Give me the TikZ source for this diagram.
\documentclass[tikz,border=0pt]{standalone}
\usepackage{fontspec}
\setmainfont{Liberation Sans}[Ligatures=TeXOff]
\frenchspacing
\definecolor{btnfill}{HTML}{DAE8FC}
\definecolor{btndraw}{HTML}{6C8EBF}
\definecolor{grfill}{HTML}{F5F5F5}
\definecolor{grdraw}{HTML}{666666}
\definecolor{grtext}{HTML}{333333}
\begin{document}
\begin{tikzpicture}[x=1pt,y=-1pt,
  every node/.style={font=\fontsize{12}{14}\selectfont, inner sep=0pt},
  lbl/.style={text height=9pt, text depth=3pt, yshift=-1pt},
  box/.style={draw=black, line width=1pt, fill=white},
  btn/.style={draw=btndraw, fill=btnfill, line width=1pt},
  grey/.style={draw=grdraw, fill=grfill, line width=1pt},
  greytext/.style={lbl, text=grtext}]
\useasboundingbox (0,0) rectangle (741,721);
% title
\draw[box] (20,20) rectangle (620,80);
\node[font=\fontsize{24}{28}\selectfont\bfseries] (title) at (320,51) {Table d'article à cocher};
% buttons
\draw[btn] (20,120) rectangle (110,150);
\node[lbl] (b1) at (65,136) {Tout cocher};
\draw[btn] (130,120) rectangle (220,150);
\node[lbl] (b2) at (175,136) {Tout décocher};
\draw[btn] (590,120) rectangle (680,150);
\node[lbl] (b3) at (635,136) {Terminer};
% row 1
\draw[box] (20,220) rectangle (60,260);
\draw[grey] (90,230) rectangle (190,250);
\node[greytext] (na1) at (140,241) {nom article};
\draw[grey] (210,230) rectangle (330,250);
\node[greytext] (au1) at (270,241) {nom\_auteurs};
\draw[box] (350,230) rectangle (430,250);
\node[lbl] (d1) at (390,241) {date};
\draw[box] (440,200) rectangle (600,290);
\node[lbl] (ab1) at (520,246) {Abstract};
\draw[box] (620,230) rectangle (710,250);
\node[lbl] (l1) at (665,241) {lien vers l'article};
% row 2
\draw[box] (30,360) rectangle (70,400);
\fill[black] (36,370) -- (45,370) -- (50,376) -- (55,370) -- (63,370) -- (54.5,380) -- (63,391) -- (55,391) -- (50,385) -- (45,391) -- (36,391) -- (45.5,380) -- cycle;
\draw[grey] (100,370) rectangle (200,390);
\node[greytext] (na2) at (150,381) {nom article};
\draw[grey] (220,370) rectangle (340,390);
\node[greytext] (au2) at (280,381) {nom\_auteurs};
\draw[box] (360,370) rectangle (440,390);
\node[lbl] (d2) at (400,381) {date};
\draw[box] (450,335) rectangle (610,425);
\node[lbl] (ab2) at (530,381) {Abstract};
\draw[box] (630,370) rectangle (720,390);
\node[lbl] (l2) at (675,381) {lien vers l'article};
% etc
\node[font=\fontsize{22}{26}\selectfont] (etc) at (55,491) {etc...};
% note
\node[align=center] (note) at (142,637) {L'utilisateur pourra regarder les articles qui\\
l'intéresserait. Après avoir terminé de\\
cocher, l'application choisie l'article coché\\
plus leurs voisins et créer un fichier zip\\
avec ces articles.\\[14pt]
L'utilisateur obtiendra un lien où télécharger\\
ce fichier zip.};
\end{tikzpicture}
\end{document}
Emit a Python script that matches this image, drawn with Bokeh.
────────
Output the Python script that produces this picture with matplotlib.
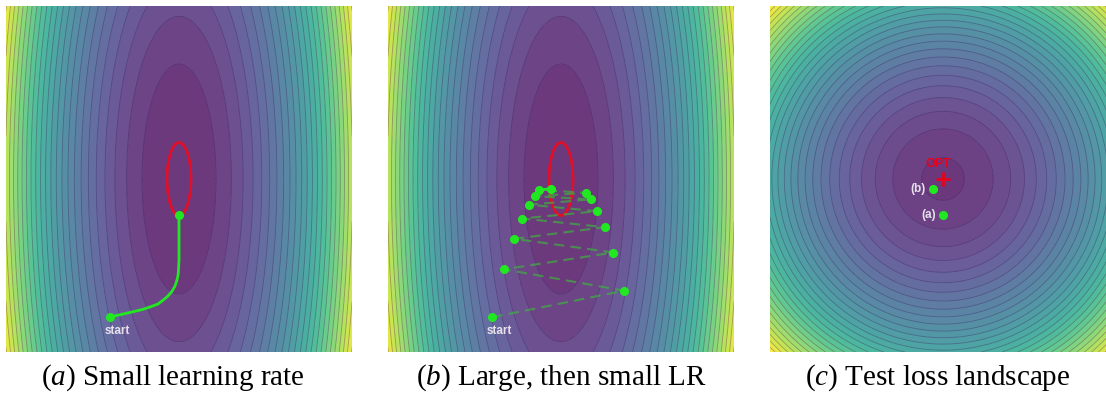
────────
Pick out the lines above containing the word "that", then copy them.

• [Full output]
Emit a Python script that matches this image, drawn with Bokeh.
Output the Python script that produces this picture with matplotlib.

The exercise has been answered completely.